“As Long As My Bins Get Lifted”…
A Citizen Engagement Project Across The Causeway Coast & Glens Council
Words will (and do) shape our thoughts and actions. For example, the stories we tell each other about our new local Councils will influence how we think about local government, our hopes & expectations and whether/how we decide to relate to our Council.
Whilst many of the stories we tell each other about politics might be cynical and hope-less, what if we changed the story and began talking about what is working, what we would like more of, what gives us pride and hope in our areas and in each other, what are we prepared to do and what might we need to let go of. What if we started from a different beginning: that our new Council delivers important services that matter to our neighbourhoods; that they are the first point of contact for many people engaging in local politics; and that they have increased powers as a result of local government reform and carry a significant civic leadership role. And why don’t we begin with bins – for many people the one service that everyone gets from their Council.
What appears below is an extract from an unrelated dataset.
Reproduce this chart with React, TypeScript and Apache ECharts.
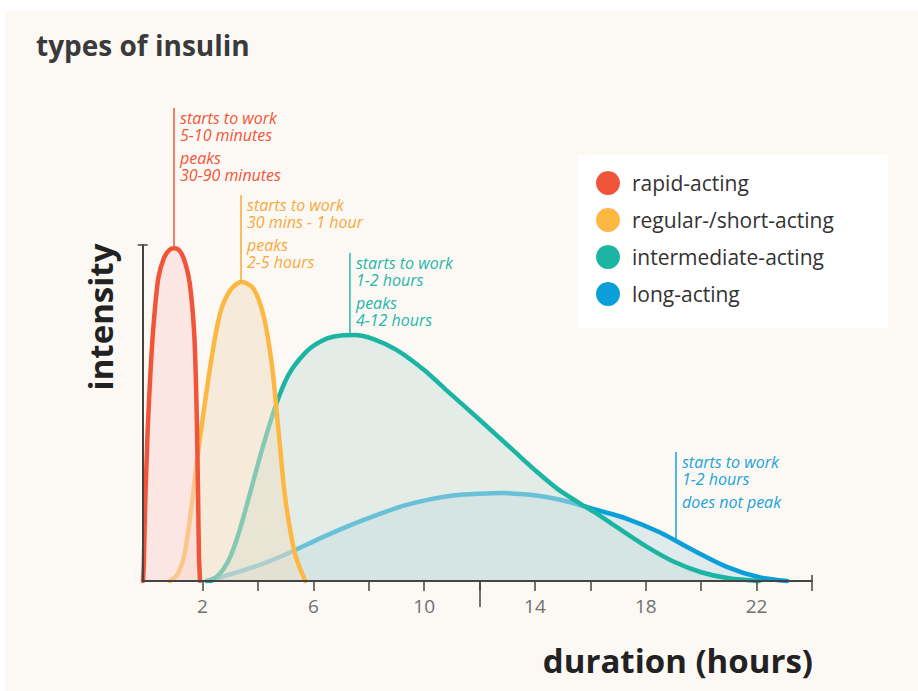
import React, { useEffect, useRef } from "react";
import * as echarts from "echarts";

// ---------- data ----------
const seriesNames = ["rapid-acting", "regular-/short-acting", "intermediate-acting", "long-acting"];
const seriesColors = ["#F0553A", "#FDB843", "#1CB5A4", "#0A9FD8"];
const areaColors = [
  "rgba(252,211,209,0.5)",
  "rgba(240,221,193,0.5)",
  "rgba(201,224,218,0.5)",
  "rgba(191,220,227,0.5)",
];

const rapid: [number, number][] = [
  [-0.15, 0], [-0.12, 0.05], [-0.08, 0.2], [0.02, 0.45], [0.12, 0.62], [0.22, 0.75],
  [0.4, 0.9], [0.6, 0.96], [0.8, 0.985], [0.98, 0.99], [1.2, 0.98], [1.38, 0.945],
  [1.54, 0.885], [1.69, 0.75], [1.76, 0.6], [1.8, 0.45], [1.84, 0.25], [1.87, 0.08], [1.91, 0],
];
const regular: [number, number][] = [
  [0.82, 0], [1.1, 0.02], [1.35, 0.08], [1.6, 0.22], [1.8, 0.36], [2.0, 0.48], [2.3, 0.65],
  [2.63, 0.795], [3.0, 0.865], [3.41, 0.89], [3.84, 0.87], [4.2, 0.79], [4.5, 0.645],
  [4.74, 0.449], [4.98, 0.25], [5.28, 0.1], [5.46, 0.05], [5.71, 0],
];
const intermediate: [number, number][] = [
  [2.15, 0], [2.5, 0.012], [2.75, 0.035], [3.0, 0.072], [3.25, 0.128], [3.5, 0.197],
  [3.75, 0.272], [4.0, 0.348], [4.25, 0.42], [4.5, 0.487], [4.75, 0.547], [5.0, 0.597],
  [5.25, 0.633], [5.5, 0.66], [5.75, 0.683], [6.0, 0.7], [6.5, 0.722], [7.0, 0.731],
  [7.5, 0.732], [8.17, 0.72], [9.0, 0.688], [10.0, 0.628], [10.8, 0.568], [12.0, 0.48],
  [13.2, 0.39], [14.0, 0.33], [14.8, 0.275], [15.6, 0.232], [16.2, 0.202], [17.0, 0.158],
  [18.0, 0.104], [19.0, 0.058], [20.0, 0.026], [21.0, 0.008], [22.1, 0],
];
const longActing: [number, number][] = [
  [2.27, 0], [3.0, 0.02], [3.96, 0.045], [5.16, 0.085], [6.24, 0.127], [7.3, 0.165],
  [8.4, 0.2], [9.3, 0.225], [10.2, 0.243], [11.1, 0.255], [12.0, 0.26], [12.8, 0.262],
  [13.6, 0.258], [14.4, 0.25], [15.2, 0.236], [16.2, 0.212], [17.3, 0.186], [18.5, 0.145],
  [19.7, 0.092], [20.9, 0.043], [22.1, 0.011], [23.1, 0],
];

const xTickValues = [2, 4, 6, 8, 10, 12, 14, 16, 18, 20, 22, 24];
const xLabelValues = [2, 6, 10, 14, 18, 22];
const xLongTick = [12];
const xEndCap = [24];
const yCap = [1];

const annotations = [
  { x: 0.97, bottom: 0.99, top: 1.408, color: "#F0553A",
    blocks: [["starts to work", "5-10 minutes"], ["peaks", "30-90 minutes"]] },
  { x: 3.39, bottom: 0.89, top: 1.149, color: "#F7A83A",
    blocks: [["starts to work", "30 mins - 1 hour"], ["peaks", "2-5 hours"]] },
  { x: 7.32, bottom: 0.732, top: 0.976, color: "#26B6A8",
    blocks: [["starts to work", "1-2 hours"], ["peaks", "4-12 hours"]] },
  { x: 19.09, bottom: 0.12, top: 0.384, color: "#1AA3D9",
    blocks: [["starts to work", "1-2 hours"], ["does not peak"]] },
];

const titleText = "types of insulin";
const yTitle = "intensity";
const xTitle = "duration (hours)";

const FONT = "'Open Sans', 'Noto Sans', sans-serif";

export default function App() {
  const ref = useRef<HTMLDivElement>(null);

  useEffect(() => {
    if (!ref.current) return;
    const chart = echarts.init(ref.current, undefined, { renderer: "svg" });
    const datasets = [rapid, regular, intermediate, longActing];
    // draw order: long (bottom) -> rapid (top)
    const order = [3, 2, 1, 0];
    const series = order.map((i, k) => ({
      name: seriesNames[i],
      type: "line",
      data: datasets[i],
      smooth: 0.3,
      showSymbol: false,
      symbol: "none",
      clip: false,
      z: 2 + k,
      itemStyle: { color: seriesColors[i] },
      lineStyle: { color: seriesColors[i], width: 4.5, cap: "round" },
      areaStyle: { color: areaColors[i], opacity: 1 },
      emphasis: { disabled: true },
      silent: true,
    }));

    const baseX = {
      type: "value",
      min: -0.16,
      max: 24,
      position: "bottom",
      z: 10,
      splitLine: { show: false },
    };
    const option: any = {
      animation: false,
      backgroundColor: "#ffffff",
      grid: { left: 142.7, right: 106, top: 245, bottom: 110, containLabel: false },
      legend: {
        data: seriesNames,
        orient: "vertical",
        left: 578,
        top: 155,
        icon: "circle",
        itemWidth: 24,
        itemHeight: 24,
        itemGap: 13,
        padding: [16, 54, 22, 18],
        backgroundColor: "#ffffff",
        selectedMode: false,
        textStyle: { fontSize: 21, color: "#333333", fontFamily: FONT, padding: [0, 0, 0, 7] },
      },
      xAxis: [
        {
          ...baseX,
          axisLine: { show: true, onZero: false, lineStyle: { color: "#444444", width: 2 } },
          axisTick: { show: true, customValues: xTickValues, length: 10, lineStyle: { color: "#444444", width: 1.5 } },
          axisLabel: { show: true, customValues: xLabelValues, color: "#707070", fontSize: 19, fontFamily: FONT, margin: 15 },
        },
        {
          ...baseX,
          axisLine: { show: false, onZero: false },
          axisTick: { show: true, customValues: xLongTick, length: 26, lineStyle: { color: "#444444", width: 1.5 } },
          axisLabel: { show: false },
        },
        {
          ...baseX,
          axisLine: { show: false, onZero: false },
          axisTick: { show: true, inside: true, customValues: xEndCap, length: 6, lineStyle: { color: "#444444", width: 1.5 } },
          axisLabel: { show: false },
        },
      ],
      yAxis: [
        {
          type: "value", min: 0, max: 1, position: "left", z: 10,
          splitLine: { show: false },
          axisLine: { show: true, onZero: false, lineStyle: { color: "#444444", width: 2 } },
          axisTick: { show: true, customValues: yCap, length: 5, lineStyle: { color: "#444444", width: 1.5 } },
          axisLabel: { show: false },
        },
        {
          type: "value", min: 0, max: 1, position: "left", z: 10,
          splitLine: { show: false },
          axisLine: { show: false, onZero: false },
          axisTick: { show: true, inside: true, customValues: yCap, length: 5, lineStyle: { color: "#444444", width: 1.5 } },
          axisLabel: { show: false },
        },
      ],
      series,
    };
    chart.setOption(option);

    const graphics: any[] = [
      { type: "rect", z: -100, silent: true, shape: { x: 5, y: 11, width: 913, height: 680 }, style: { fill: "#FCF9F5" } },
      { type: "text", silent: true, style: { text: titleText, x: 36, y: 45, fill: "#3A3A3A", font: `bold 28px ${FONT}`, verticalAlign: "middle", align: "left" } },
      { type: "text", silent: true, x: 100, y: 317, rotation: Math.PI / 2, style: { text: yTitle, x: 0, y: 0, fill: "#222222", font: `bold 33px ${FONT}`, verticalAlign: "middle", align: "center" } },
      { type: "text", silent: true, style: { text: xTitle, x: 813, y: 660, fill: "#222222", font: `bold 33px ${FONT}`, verticalAlign: "middle", align: "right" } },
    ];
    annotations.forEach((a) => {
      const pb = chart.convertToPixel({ gridIndex: 0 }, [a.x, a.bottom]) as number[];
      const pt = chart.convertToPixel({ gridIndex: 0 }, [a.x, a.top]) as number[];
      graphics.push({
        type: "line", silent: true, z: 50,
        shape: { x1: pt[0], y1: pt[1], x2: pb[0], y2: pb[1] },
        style: { stroke: a.color, lineWidth: 1.5 },
      });
      a.blocks.forEach((b, k) => {
        b.forEach((line, j) => {
          graphics.push({
            type: "text", silent: true, z: 50,
            style: {
              text: line, x: pt[0] + 6, y: pt[1] + 10 + k * 40 + j * 17, fill: a.color,
              font: `italic 16px ${FONT}`, verticalAlign: "middle", align: "left",
            },
          });
        });
      });
    });
    chart.setOption({ graphic: graphics });

    return () => chart.dispose();
  }, []);

  return (
    <div style={{ position: "fixed", left: 0, top: 0, width: 918, height: 691, background: "#ffffff" }}>
      <div ref={ref} style={{ width: 918, height: 691 }} />
    </div>
  );
}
Q. What’s the project about?
“As Long as My Bins Get Lifted” is an 18-month project (Sept ’15 – Feb ’17) supported by the Building Change Trust engaging with a wide range of citizens in the Causeway Coast & Glens Council area using a range of creative methods to:
* Collect stories & understandings of citizens’ relationships with Council, with community and place, and with each other;
* Imagine possibilities informed by stories of what has worked and is working;
* Explore what it would take to create relationships that work for people;
* Inform effective community planning within the Council with the belief that it open, fair and inclusive relationships will shape the success of community planning.
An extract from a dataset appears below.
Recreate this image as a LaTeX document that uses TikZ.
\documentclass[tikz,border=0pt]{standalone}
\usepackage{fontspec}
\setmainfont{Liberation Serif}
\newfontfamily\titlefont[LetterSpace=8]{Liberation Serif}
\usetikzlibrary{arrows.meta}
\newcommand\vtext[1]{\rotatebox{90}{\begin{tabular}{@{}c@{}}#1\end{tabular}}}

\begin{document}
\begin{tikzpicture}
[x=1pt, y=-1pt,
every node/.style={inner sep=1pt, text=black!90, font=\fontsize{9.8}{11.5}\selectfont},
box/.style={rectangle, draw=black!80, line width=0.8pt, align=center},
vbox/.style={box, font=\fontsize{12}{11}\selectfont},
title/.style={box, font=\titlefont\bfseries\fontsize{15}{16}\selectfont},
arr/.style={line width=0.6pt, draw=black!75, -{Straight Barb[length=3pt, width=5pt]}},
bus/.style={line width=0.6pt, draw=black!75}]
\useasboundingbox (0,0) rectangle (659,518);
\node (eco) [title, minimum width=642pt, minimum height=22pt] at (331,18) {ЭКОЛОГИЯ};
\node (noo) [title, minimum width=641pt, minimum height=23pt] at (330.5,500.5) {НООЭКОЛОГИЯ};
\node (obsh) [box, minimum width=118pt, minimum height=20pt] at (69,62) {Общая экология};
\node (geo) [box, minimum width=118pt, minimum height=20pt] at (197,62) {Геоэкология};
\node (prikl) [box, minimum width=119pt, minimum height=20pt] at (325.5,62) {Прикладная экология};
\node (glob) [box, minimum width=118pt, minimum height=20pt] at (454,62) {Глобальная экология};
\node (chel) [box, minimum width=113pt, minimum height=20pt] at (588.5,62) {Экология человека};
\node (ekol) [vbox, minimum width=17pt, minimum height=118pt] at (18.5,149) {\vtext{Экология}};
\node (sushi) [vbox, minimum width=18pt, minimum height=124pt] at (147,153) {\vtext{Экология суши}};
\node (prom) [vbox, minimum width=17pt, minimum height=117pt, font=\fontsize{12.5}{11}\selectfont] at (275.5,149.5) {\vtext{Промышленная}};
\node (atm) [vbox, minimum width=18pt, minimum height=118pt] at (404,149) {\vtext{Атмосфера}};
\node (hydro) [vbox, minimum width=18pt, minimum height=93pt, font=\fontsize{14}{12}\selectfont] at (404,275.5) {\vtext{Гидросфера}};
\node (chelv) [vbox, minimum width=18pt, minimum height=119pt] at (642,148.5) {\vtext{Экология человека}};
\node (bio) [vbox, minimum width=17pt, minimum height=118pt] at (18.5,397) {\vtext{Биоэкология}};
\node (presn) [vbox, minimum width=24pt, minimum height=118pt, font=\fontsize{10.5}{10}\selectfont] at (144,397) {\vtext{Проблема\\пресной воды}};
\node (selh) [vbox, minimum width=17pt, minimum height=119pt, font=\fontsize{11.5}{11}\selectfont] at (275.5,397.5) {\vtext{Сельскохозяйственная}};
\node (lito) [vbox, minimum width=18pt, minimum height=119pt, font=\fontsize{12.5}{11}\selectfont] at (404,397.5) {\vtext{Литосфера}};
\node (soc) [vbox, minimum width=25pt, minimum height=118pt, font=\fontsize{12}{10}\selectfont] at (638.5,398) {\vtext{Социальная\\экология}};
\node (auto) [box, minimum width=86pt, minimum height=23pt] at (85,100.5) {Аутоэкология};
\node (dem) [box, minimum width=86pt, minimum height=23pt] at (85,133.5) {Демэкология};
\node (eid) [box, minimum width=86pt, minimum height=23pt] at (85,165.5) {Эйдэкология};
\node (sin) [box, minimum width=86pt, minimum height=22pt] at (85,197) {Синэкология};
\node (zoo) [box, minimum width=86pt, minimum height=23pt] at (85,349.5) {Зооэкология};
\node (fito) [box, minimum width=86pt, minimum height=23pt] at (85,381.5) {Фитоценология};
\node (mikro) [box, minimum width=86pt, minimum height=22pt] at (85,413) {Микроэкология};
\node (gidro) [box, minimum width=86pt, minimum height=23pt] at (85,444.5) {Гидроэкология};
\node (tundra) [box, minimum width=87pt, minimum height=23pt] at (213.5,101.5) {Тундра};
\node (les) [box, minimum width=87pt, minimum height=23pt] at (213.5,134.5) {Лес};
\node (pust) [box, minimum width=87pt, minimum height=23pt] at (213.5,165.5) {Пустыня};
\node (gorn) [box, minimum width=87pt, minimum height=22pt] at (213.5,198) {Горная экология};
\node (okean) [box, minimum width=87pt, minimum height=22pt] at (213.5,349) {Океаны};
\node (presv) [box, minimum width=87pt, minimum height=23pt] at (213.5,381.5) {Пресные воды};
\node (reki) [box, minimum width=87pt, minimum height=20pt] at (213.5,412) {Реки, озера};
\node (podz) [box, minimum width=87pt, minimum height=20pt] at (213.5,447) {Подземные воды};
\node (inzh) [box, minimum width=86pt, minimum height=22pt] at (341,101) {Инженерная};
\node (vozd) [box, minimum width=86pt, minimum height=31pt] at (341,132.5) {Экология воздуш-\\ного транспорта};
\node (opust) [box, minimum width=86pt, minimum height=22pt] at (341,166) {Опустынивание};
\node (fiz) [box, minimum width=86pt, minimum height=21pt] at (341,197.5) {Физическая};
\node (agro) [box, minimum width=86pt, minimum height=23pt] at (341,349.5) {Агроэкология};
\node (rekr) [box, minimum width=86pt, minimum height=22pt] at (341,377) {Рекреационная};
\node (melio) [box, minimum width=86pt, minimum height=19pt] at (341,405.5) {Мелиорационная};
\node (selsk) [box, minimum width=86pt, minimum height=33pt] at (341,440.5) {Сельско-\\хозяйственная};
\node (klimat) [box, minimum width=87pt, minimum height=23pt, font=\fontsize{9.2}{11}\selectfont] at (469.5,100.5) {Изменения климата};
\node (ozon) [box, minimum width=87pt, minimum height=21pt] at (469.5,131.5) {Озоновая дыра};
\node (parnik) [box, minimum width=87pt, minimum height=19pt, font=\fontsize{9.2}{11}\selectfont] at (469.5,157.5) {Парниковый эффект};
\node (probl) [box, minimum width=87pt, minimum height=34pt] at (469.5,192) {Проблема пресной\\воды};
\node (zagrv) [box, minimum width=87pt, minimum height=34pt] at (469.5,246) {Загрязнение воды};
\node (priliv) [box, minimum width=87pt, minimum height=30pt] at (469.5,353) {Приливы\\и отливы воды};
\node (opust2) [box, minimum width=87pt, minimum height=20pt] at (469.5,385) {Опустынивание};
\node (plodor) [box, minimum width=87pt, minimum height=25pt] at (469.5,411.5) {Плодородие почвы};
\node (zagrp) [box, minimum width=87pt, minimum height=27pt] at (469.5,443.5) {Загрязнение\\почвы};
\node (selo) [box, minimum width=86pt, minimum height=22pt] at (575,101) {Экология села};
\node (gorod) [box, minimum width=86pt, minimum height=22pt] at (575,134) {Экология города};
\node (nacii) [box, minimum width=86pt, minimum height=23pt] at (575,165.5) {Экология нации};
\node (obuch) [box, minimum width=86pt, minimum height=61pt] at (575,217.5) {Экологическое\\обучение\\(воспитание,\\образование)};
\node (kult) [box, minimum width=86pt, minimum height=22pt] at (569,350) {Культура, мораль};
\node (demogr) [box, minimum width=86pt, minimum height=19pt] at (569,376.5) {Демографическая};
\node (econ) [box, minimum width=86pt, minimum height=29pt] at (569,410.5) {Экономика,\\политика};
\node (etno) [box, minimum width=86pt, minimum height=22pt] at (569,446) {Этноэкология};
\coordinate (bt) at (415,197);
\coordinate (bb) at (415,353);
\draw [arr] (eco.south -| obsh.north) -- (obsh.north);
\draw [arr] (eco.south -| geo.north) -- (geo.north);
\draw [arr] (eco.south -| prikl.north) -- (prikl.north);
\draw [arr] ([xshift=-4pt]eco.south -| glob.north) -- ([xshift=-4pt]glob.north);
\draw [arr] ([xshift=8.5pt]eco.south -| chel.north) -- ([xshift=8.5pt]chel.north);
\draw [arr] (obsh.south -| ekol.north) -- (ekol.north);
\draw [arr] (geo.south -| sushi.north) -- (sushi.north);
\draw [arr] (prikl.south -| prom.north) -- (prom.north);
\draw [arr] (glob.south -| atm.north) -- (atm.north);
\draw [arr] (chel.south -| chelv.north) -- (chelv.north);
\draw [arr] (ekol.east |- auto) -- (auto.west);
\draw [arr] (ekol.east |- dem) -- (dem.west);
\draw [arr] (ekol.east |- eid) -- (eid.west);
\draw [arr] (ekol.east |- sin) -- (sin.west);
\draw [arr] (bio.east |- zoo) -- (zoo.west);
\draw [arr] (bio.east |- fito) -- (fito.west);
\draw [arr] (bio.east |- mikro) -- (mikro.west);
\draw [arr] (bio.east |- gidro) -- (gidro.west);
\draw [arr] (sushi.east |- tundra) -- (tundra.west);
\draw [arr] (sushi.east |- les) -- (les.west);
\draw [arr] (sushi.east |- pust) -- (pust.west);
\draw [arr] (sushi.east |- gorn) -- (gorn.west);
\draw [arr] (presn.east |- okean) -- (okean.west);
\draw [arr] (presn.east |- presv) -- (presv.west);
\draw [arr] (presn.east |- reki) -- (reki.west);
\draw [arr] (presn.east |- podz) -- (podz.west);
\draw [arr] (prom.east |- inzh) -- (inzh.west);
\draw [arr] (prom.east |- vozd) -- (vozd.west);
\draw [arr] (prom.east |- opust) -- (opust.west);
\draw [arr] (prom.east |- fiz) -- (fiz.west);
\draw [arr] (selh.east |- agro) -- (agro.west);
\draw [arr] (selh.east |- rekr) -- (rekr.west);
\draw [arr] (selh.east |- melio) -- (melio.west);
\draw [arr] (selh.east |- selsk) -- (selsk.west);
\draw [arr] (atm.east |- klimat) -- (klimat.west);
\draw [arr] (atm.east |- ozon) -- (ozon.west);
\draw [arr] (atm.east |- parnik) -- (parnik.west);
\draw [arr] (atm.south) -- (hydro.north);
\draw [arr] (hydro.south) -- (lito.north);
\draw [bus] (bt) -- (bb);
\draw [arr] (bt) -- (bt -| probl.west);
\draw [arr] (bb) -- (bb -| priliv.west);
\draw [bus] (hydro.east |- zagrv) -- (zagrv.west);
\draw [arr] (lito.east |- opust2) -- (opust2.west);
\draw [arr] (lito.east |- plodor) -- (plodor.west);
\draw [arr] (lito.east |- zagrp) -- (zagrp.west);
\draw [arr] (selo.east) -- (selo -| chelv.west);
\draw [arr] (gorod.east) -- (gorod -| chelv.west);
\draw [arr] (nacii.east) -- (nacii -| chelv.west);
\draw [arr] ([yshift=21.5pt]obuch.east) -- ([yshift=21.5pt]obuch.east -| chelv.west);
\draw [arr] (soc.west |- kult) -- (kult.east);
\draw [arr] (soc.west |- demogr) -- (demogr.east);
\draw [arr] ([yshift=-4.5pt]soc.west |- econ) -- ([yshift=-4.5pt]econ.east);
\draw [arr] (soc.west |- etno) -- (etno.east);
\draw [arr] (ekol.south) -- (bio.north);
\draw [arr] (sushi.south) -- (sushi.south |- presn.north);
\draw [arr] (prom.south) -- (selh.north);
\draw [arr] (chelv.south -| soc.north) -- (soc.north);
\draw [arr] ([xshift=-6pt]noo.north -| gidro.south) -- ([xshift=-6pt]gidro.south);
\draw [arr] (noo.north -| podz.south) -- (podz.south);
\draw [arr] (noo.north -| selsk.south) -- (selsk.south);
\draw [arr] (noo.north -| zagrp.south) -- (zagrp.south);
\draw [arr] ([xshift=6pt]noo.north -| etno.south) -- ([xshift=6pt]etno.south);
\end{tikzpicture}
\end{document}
The project will be trying out three creative community engagement tools throughout the project: Pop Up Democracy; Community Visioning; Forum Theatre. http://civicactivism.buildingchangetrust.org/
Q. What are we going to do?
The project has four distinct phases:
1. (2015) Engagement with the general public across 20 different locations across the Council area through the performance of a street-theatre piece to gather initial perspectives & thoughts on identities, communities, public services and Council. These sites will include supermarkets, nail bars, buses, hairdressers, car boot sales, nightclubs / pubs; schools/FE Colleges; sporting fixtures; festivals; churches; benefits offices, workplaces and will represent a good cross-section of the 40 electoral wards across the Council. POP UP DEMOCRACY
2. (2016) Invitation to people to step into an ‘inside space’ following the street-theatre for a more focused conversation on experiences & possibilities in their relationship within their new Council and within their communities. COMMUNITY VISIONING
3. (2017) Invitation to be part of a residential to begin identifying key stories of change, power and possibilities informing a final public event using FORUM THEATRE to rehearse new realities and possibilities with key public service providers.
4. (October 2017 – June 2018) The next stage of the project “Second Course” (2017/18) has begun with a new additonal partner Triangle Housing. The programme of activities will use Participatory budgeting (PB) – A process of democratic deliberation and decision-making in which communities decide how to allocate part of a municipal or public budget.
We will also be using a variety of creative social media tools contributing to wider public conversation. with the hashtag #dontbinyourvoice.
Q. Who’s Involved?
The WNoT partners involved in this project: Building Community Resource Centre; Beyond Skin; Charo Lanao-Madden; Corrymeela; Rural Community Network; Triangle Housing; CAN: Triangle Housing; Jez Hall: Causeway Coast & Glens Borough Council; Building Change Trust; Collectively we bring a wide range of skills, experiences and passion for this work and project.
Q. What could success look like?
* Communities of practice stories as to how citizens engage with key public service providers and their new Council;
* List of new possible stories and first steps into bringing those stories into reality;
* Provide a temperature check as to how citizens see the possibilities of their new Council at the beginning of a community planning process;
* Number of and diversity of people engaged with and remaining involved throughout the length of the project .
* Giving voice to those who feel on the edges. For example: people from low income backgrounds; migrants; refuges & asylum seekers; members of the LGBT community; black & minority ethnic citizens…
* Tapping into and supporting people’s sense of agency & power in their neighbourhoods;
* Change in the stories we tell ourselves about each other and about politics;
* Contribution to participatory skills development among Council staff;
* Citizens with the skills and confidence to engage with their Council and other key public service providers.
Q. What a Learning Partnership with the Council could look like?
We are interested in establishing a mutual learning partnership with the Council. This would include a regular and effective communication process to share the learning from the project and its applicability as the Council develops its community planning & good relations/civic leadership functions. As an initial ask we would be interested in exploring:
1. The possibility of an initial meeting with a number of Council staff within the ‘refuse department’ in Oct/Nov to explain the project and explore interest in being involved.
2. The viability of a sticker being placed on all bins in January ‘16 that creatively communicates the themes of the project.
3. The possibility of engaging with elected representatives in January ’16 to inform about project.
4. The viability of being able to borrow a number of bins which could be transported/and or stored at each of the locations where the street performance will be taking place.